Opening Night is presented in a widescreen format with a 1.85:1 aspect ratio and appears quite marvelous.  Colors are crisp with good details, and contrast levels are strong.  The print itself looks nearly pristine and benefits from a virtually flawless transfer.

Audio ***

Opening Night is presented in a monophonic soundtrack.  The audio quality is not especially dynamic but functions quite adequately within the context of this dialogue-driven film.

Features ** ½

There are three interview pieces on this DVD.  The first interview (22 min.) is with Gena Rowlands and Ben Gazzara.  The actors discuss improvisation which occurred in Opening Night as well as humorous anecdotes involving Joan Blondell or the theater audience scenes or even John Cassavetes himself as a director and a person.  They reveal that the play's final scene was mostly improvised before the large theater audience, so the laughs encountered on the soundtrack are genuine.

In the second interview (8 min.), Al Ruban, the director of photography and producer, talks about how he became involved with Opening Night as well as some of his frustrations during the production.  Ruban also discusses the film's distribution difficulties (Opening Night only ran for a couple of weeks in America and has rarely been screened since its original release).

The final interview is an audio-only segment between Cassavetes and Michel Ciment.  It is sub-divided into five segments which include discussions of the play within the film, cinema vs. theater, the Gena Rowlands role, and the film's final scene.

Lastly, there are two trailers for Opening Night.

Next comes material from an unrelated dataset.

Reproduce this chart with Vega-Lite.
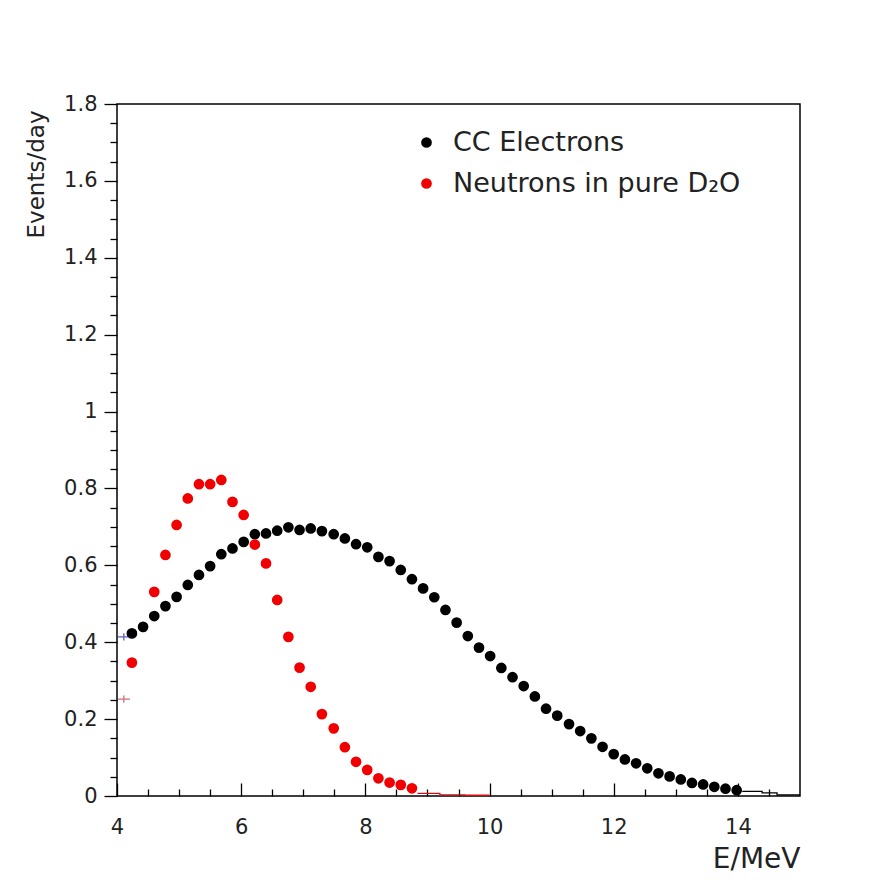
{
  "$schema": "https://vega.github.io/schema/vega-lite/v6.json",
  "width": 683,
  "height": 692,
  "autosize": {"type": "none"},
  "padding": {"left": 117, "top": 104, "right": 77, "bottom": 84},
  "background": "white",
  "config": {
    "view": {"stroke": "black", "strokeWidth": 1.5},
    "axis": {"domain": false, "grid": false, "tickColor": "black", "tickWidth": 1.3, "labelFont": "DejaVu Sans", "labelColor": "#222", "titleFont": "DejaVu Sans", "titleColor": "#222", "titleFontWeight": "normal", "labelOverlap": false, "labelFlush": false}
  },
  "datasets": {
    "pts": [
      {"E": 4.24, "rate": 0.423, "series": "CC Electrons"},
      {"E": 4.42, "rate": 0.440, "series": "CC Electrons"},
      {"E": 4.60, "rate": 0.468, "series": "CC Electrons"},
      {"E": 4.78, "rate": 0.494, "series": "CC Electrons"},
      {"E": 4.96, "rate": 0.518, "series": "CC Electrons"},
      {"E": 5.14, "rate": 0.549, "series": "CC Electrons"},
      {"E": 5.32, "rate": 0.575, "series": "CC Electrons"},
      {"E": 5.50, "rate": 0.598, "series": "CC Electrons"},
      {"E": 5.68, "rate": 0.629, "series": "CC Electrons"},
      {"E": 5.86, "rate": 0.644, "series": "CC Electrons"},
      {"E": 6.04, "rate": 0.661, "series": "CC Electrons"},
      {"E": 6.22, "rate": 0.681, "series": "CC Electrons"},
      {"E": 6.40, "rate": 0.683, "series": "CC Electrons"},
      {"E": 6.58, "rate": 0.690, "series": "CC Electrons"},
      {"E": 6.76, "rate": 0.699, "series": "CC Electrons"},
      {"E": 6.94, "rate": 0.692, "series": "CC Electrons"},
      {"E": 7.12, "rate": 0.696, "series": "CC Electrons"},
      {"E": 7.30, "rate": 0.689, "series": "CC Electrons"},
      {"E": 7.49, "rate": 0.681, "series": "CC Electrons"},
      {"E": 7.67, "rate": 0.670, "series": "CC Electrons"},
      {"E": 7.85, "rate": 0.655, "series": "CC Electrons"},
      {"E": 8.03, "rate": 0.647, "series": "CC Electrons"},
      {"E": 8.21, "rate": 0.622, "series": "CC Electrons"},
      {"E": 8.39, "rate": 0.611, "series": "CC Electrons"},
      {"E": 8.57, "rate": 0.588, "series": "CC Electrons"},
      {"E": 8.75, "rate": 0.564, "series": "CC Electrons"},
      {"E": 8.93, "rate": 0.540, "series": "CC Electrons"},
      {"E": 9.11, "rate": 0.517, "series": "CC Electrons"},
      {"E": 9.29, "rate": 0.484, "series": "CC Electrons"},
      {"E": 9.47, "rate": 0.451, "series": "CC Electrons"},
      {"E": 9.65, "rate": 0.416, "series": "CC Electrons"},
      {"E": 9.83, "rate": 0.386, "series": "CC Electrons"},
      {"E": 10.01, "rate": 0.364, "series": "CC Electrons"},
      {"E": 10.19, "rate": 0.333, "series": "CC Electrons"},
      {"E": 10.37, "rate": 0.309, "series": "CC Electrons"},
      {"E": 10.55, "rate": 0.286, "series": "CC Electrons"},
      {"E": 10.73, "rate": 0.259, "series": "CC Electrons"},
      {"E": 10.91, "rate": 0.227, "series": "CC Electrons"},
      {"E": 11.09, "rate": 0.209, "series": "CC Electrons"},
      {"E": 11.28, "rate": 0.187, "series": "CC Electrons"},
      {"E": 11.46, "rate": 0.169, "series": "CC Electrons"},
      {"E": 11.64, "rate": 0.150, "series": "CC Electrons"},
      {"E": 11.82, "rate": 0.128, "series": "CC Electrons"},
      {"E": 12.00, "rate": 0.109, "series": "CC Electrons"},
      {"E": 12.18, "rate": 0.095, "series": "CC Electrons"},
      {"E": 12.36, "rate": 0.085, "series": "CC Electrons"},
      {"E": 12.54, "rate": 0.072, "series": "CC Electrons"},
      {"E": 12.72, "rate": 0.059, "series": "CC Electrons"},
      {"E": 12.90, "rate": 0.051, "series": "CC Electrons"},
      {"E": 13.08, "rate": 0.043, "series": "CC Electrons"},
      {"E": 13.26, "rate": 0.034, "series": "CC Electrons"},
      {"E": 13.44, "rate": 0.030, "series": "CC Electrons"},
      {"E": 13.62, "rate": 0.024, "series": "CC Electrons"},
      {"E": 13.80, "rate": 0.019, "series": "CC Electrons"},
      {"E": 13.98, "rate": 0.015, "series": "CC Electrons"},
      {"E": 4.24, "rate": 0.347, "series": "Neutrons in pure D₂O"},
      {"E": 4.60, "rate": 0.531, "series": "Neutrons in pure D₂O"},
      {"E": 4.78, "rate": 0.627, "series": "Neutrons in pure D₂O"},
      {"E": 4.96, "rate": 0.705, "series": "Neutrons in pure D₂O"},
      {"E": 5.14, "rate": 0.774, "series": "Neutrons in pure D₂O"},
      {"E": 5.32, "rate": 0.811, "series": "Neutrons in pure D₂O"},
      {"E": 5.50, "rate": 0.811, "series": "Neutrons in pure D₂O"},
      {"E": 5.68, "rate": 0.822, "series": "Neutrons in pure D₂O"},
      {"E": 5.86, "rate": 0.765, "series": "Neutrons in pure D₂O"},
      {"E": 6.04, "rate": 0.731, "series": "Neutrons in pure D₂O"},
      {"E": 6.22, "rate": 0.654, "series": "Neutrons in pure D₂O"},
      {"E": 6.40, "rate": 0.605, "series": "Neutrons in pure D₂O"},
      {"E": 6.58, "rate": 0.510, "series": "Neutrons in pure D₂O"},
      {"E": 6.76, "rate": 0.414, "series": "Neutrons in pure D₂O"},
      {"E": 6.94, "rate": 0.334, "series": "Neutrons in pure D₂O"},
      {"E": 7.12, "rate": 0.284, "series": "Neutrons in pure D₂O"},
      {"E": 7.30, "rate": 0.213, "series": "Neutrons in pure D₂O"},
      {"E": 7.49, "rate": 0.176, "series": "Neutrons in pure D₂O"},
      {"E": 7.67, "rate": 0.127, "series": "Neutrons in pure D₂O"},
      {"E": 7.85, "rate": 0.089, "series": "Neutrons in pure D₂O"},
      {"E": 8.03, "rate": 0.068, "series": "Neutrons in pure D₂O"},
      {"E": 8.21, "rate": 0.046, "series": "Neutrons in pure D₂O"},
      {"E": 8.39, "rate": 0.035, "series": "Neutrons in pure D₂O"},
      {"E": 8.57, "rate": 0.029, "series": "Neutrons in pure D₂O"},
      {"E": 8.75, "rate": 0.020, "series": "Neutrons in pure D₂O"}
    ],
    "blackTail": [
      {"E": 14.07, "rate": 0.012},
      {"E": 14.39, "rate": 0.008},
      {"E": 14.63, "rate": 0.003},
      {"E": 15.0, "rate": 0.003}
    ],
    "redTail": [
      {"E": 8.84, "rate": 0.007},
      {"E": 9.2, "rate": 0.003},
      {"E": 9.6, "rate": 0.002},
      {"E": 10.0, "rate": 0.002}
    ],
    "crosses": [
      {"E": 4.11, "rate": 0.414, "c": "#1a1aa0"},
      {"E": 4.11, "rate": 0.252, "c": "#c0303a"}
    ]
  },
  "encoding": {
    "x": {
      "field": "E", "type": "quantitative",
      "scale": {"domain": [4, 15], "nice": false, "zero": false},
      "axis": {
        "values": [4, 4.5, 5, 5.5, 6, 6.5, 7, 7.5, 8, 8.5, 9, 9.5, 10, 10.5, 11, 11.5, 12, 12.5, 13, 13.5, 14, 14.5],
        "tickSize": {"condition": {"test": "datum.value % 2 === 0", "value": -13}, "value": -7},
        "labelExpr": "datum.value % 2 === 0 ? format(datum.value, 'd') : ''",
        "labelFontSize": 21,
        "labelPadding": 33,
        "title": "E/MeV",
        "titleFontSize": 28,
        "titleAnchor": "end",
        "titleAlign": "right",
        "titleBaseline": "middle",
        "titleX": 683,
        "titleY": 63
      }
    },
    "y": {
      "field": "rate", "type": "quantitative",
      "scale": {"domain": [0, 1.8], "nice": false},
      "axis": {
        "values": [0, 0.05, 0.1, 0.15, 0.2, 0.25, 0.3, 0.35, 0.4, 0.45, 0.5, 0.55, 0.6, 0.65, 0.7, 0.75, 0.8, 0.85, 0.9, 0.95, 1, 1.05, 1.1, 1.15, 1.2, 1.25, 1.3, 1.35, 1.4, 1.45, 1.5, 1.55, 1.6, 1.65, 1.7, 1.75, 1.8],
        "tickSize": {"condition": {"test": "abs(datum.value*5 - round(datum.value*5)) < 0.01", "value": 13}, "value": 7},
        "labelExpr": "abs(datum.value*5 - round(datum.value*5)) < 0.01 ? format(datum.value, '.1~f') : ''",
        "labelFontSize": 21,
        "labelPadding": 7,
        "title": "Events/day",
        "titleFontSize": 23,
        "titleAngle": -90,
        "titleAnchor": "end",
        "titleAlign": "right",
        "titleBaseline": "middle",
        "titleX": -81,
        "titleY": 6
      }
    }
  },
  "layer": [
    {
      "data": {"name": "blackTail"},
      "mark": {"type": "line", "interpolate": "step-after", "color": "black", "strokeWidth": 1.3},
      "encoding": {}
    },
    {
      "data": {"name": "redTail"},
      "mark": {"type": "line", "interpolate": "step-after", "color": "#d01010", "strokeWidth": 1.3},
      "encoding": {}
    },
    {
      "data": {"name": "pts"},
      "mark": {"type": "point", "shape": "circle", "filled": true, "size": 115, "opacity": 1, "strokeWidth": 1},
      "encoding": {
        "color": {
          "field": "series", "type": "nominal",
          "scale": {"domain": ["CC Electrons", "Neutrons in pure D₂O"], "range": ["#000000", "#f00000"]},
          "legend": {
            "title": null,
            "orient": "none",
            "legendX": 296,
            "legendY": 25,
            "padding": 0,
            "symbolType": "circle",
            "symbolSize": 115,
            "symbolStrokeWidth": 0,
            "labelFont": "DejaVu Sans",
            "labelFontSize": 27,
            "labelColor": "#222",
            "labelOffset": 13,
            "rowPadding": 13,
            "labelLimit": 500
          }
        }
      }
    },
    {
      "data": {"name": "crosses"},
      "mark": {"type": "point", "shape": "M-1,0H1M0,-0.6V0.6", "filled": false, "size": 150, "strokeWidth": 1.3},
      "encoding": {
        "stroke": {"field": "c", "type": "nominal", "scale": null}
      }
    }
  ]
}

BONUS TRIVIA:  In a nod to another superb backstage drama, All About Eve, Joan Blondell’s role had been originally offered to Bette Davis.

Summary:

Though rarely seen in America, Opening Night is a much under-rated backstage drama that deals with a dilemma that all actors and actresses must eventually confront - the specter of aging before their adoring public.  The film contains a wonderful performance by Gena Rowlands and offers a rare cinematic opportunity to watch the husband-wife team of Cassavetes and Rowlands act opposite one another.